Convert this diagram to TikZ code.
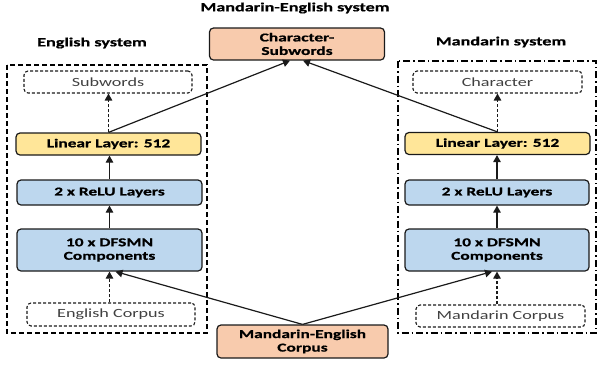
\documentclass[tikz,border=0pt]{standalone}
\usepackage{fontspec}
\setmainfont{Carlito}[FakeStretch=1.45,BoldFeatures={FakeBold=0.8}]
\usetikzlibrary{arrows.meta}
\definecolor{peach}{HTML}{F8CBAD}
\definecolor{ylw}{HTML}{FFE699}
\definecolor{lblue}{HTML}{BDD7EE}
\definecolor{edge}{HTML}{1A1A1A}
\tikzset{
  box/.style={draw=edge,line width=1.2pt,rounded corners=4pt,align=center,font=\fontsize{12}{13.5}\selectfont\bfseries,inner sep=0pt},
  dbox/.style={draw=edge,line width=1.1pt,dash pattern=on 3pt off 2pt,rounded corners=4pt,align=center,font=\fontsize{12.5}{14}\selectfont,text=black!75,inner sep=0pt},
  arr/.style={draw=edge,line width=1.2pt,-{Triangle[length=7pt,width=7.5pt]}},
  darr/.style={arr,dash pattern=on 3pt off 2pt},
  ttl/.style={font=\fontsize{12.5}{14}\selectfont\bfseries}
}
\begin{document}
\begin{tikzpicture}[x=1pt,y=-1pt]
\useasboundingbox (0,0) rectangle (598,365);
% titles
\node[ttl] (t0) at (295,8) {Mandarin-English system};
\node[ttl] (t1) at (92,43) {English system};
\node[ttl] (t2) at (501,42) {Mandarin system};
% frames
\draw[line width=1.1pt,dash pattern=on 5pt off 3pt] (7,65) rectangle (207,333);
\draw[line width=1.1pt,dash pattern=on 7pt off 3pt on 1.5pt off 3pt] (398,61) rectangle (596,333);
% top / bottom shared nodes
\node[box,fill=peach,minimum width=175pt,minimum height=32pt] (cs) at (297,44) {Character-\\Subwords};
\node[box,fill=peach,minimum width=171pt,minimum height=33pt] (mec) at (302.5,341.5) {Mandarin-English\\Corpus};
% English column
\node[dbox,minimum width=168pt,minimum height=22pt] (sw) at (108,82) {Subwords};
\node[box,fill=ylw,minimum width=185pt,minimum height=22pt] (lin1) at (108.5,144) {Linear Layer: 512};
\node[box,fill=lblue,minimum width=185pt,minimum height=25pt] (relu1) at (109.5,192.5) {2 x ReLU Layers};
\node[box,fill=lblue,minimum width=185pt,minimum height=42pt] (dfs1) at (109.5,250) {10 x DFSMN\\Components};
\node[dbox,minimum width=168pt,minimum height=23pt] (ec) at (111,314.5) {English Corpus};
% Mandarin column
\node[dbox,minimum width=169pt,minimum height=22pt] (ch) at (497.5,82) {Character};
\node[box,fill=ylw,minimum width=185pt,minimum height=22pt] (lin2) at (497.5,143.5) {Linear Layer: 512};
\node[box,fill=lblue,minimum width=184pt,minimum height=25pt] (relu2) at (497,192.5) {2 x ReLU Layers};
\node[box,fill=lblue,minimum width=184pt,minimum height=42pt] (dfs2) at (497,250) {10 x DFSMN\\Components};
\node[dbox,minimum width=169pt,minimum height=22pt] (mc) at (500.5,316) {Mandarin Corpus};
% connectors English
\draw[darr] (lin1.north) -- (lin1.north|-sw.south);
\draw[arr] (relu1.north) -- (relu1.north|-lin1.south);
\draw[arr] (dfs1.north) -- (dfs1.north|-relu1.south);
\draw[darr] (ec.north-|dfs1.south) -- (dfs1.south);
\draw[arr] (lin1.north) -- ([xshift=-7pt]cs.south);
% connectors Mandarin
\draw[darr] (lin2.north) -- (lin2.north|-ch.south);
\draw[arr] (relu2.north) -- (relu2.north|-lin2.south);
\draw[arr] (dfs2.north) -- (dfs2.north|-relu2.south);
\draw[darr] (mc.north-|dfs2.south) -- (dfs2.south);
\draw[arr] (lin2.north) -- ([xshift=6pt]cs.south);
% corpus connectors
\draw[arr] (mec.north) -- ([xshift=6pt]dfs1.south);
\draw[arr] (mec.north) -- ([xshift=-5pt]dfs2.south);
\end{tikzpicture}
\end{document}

### Direction:
Your copy of the data above should match it exactly, except that pictures are left out.

### The result:
Convert this diagram to TikZ code.
\documentclass[tikz,border=0pt]{standalone}
\usepackage{fontspec}
\setmainfont{Carlito}[FakeStretch=1.45,BoldFeatures={FakeBold=0.8}]
\usetikzlibrary{arrows.meta}
\definecolor{peach}{HTML}{F8CBAD}
\definecolor{ylw}{HTML}{FFE699}
\definecolor{lblue}{HTML}{BDD7EE}
\definecolor{edge}{HTML}{1A1A1A}
\tikzset{
  box/.style={draw=edge,line width=1.2pt,rounded corners=4pt,align=center,font=\fontsize{12}{13.5}\selectfont\bfseries,inner sep=0pt},
  dbox/.style={draw=edge,line width=1.1pt,dash pattern=on 3pt off 2pt,rounded corners=4pt,align=center,font=\fontsize{12.5}{14}\selectfont,text=black!75,inner sep=0pt},
  arr/.style={draw=edge,line width=1.2pt,-{Triangle[length=7pt,width=7.5pt]}},
  darr/.style={arr,dash pattern=on 3pt off 2pt},
  ttl/.style={font=\fontsize{12.5}{14}\selectfont\bfseries}
}
\begin{document}
\begin{tikzpicture}[x=1pt,y=-1pt]
\useasboundingbox (0,0) rectangle (598,365);
% titles
\node[ttl] (t0) at (295,8) {Mandarin-English system};
\node[ttl] (t1) at (92,43) {English system};
\node[ttl] (t2) at (501,42) {Mandarin system};
% frames
\draw[line width=1.1pt,dash pattern=on 5pt off 3pt] (7,65) rectangle (207,333);
\draw[line width=1.1pt,dash pattern=on 7pt off 3pt on 1.5pt off 3pt] (398,61) rectangle (596,333);
% top / bottom shared nodes
\node[box,fill=peach,minimum width=175pt,minimum height=32pt] (cs) at (297,44) {Character-\\Subwords};
\node[box,fill=peach,minimum width=171pt,minimum height=33pt] (mec) at (302.5,341.5) {Mandarin-English\\Corpus};
% English column
\node[dbox,minimum width=168pt,minimum height=22pt] (sw) at (108,82) {Subwords};
\node[box,fill=ylw,minimum width=185pt,minimum height=22pt] (lin1) at (108.5,144) {Linear Layer: 512};
\node[box,fill=lblue,minimum width=185pt,minimum height=25pt] (relu1) at (109.5,192.5) {2 x ReLU Layers};
\node[box,fill=lblue,minimum width=185pt,minimum height=42pt] (dfs1) at (109.5,250) {10 x DFSMN\\Components};
\node[dbox,minimum width=168pt,minimum height=23pt] (ec) at (111,314.5) {English Corpus};
% Mandarin column
\node[dbox,minimum width=169pt,minimum height=22pt] (ch) at (497.5,82) {Character};
\node[box,fill=ylw,minimum width=185pt,minimum height=22pt] (lin2) at (497.5,143.5) {Linear Layer: 512};
\node[box,fill=lblue,minimum width=184pt,minimum height=25pt] (relu2) at (497,192.5) {2 x ReLU Layers};
\node[box,fill=lblue,minimum width=184pt,minimum height=42pt] (dfs2) at (497,250) {10 x DFSMN\\Components};
\node[dbox,minimum width=169pt,minimum height=22pt] (mc) at (500.5,316) {Mandarin Corpus};
% connectors English
\draw[darr] (lin1.north) -- (lin1.north|-sw.south);
\draw[arr] (relu1.north) -- (relu1.north|-lin1.south);
\draw[arr] (dfs1.north) -- (dfs1.north|-relu1.south);
\draw[darr] (ec.north-|dfs1.south) -- (dfs1.south);
\draw[arr] (lin1.north) -- ([xshift=-7pt]cs.south);
% connectors Mandarin
\draw[darr] (lin2.north) -- (lin2.north|-ch.south);
\draw[arr] (relu2.north) -- (relu2.north|-lin2.south);
\draw[arr] (dfs2.north) -- (dfs2.north|-relu2.south);
\draw[darr] (mc.north-|dfs2.south) -- (dfs2.south);
\draw[arr] (lin2.north) -- ([xshift=6pt]cs.south);
% corpus connectors
\draw[arr] (mec.north) -- ([xshift=6pt]dfs1.south);
\draw[arr] (mec.north) -- ([xshift=-5pt]dfs2.south);
\end{tikzpicture}
\end{document}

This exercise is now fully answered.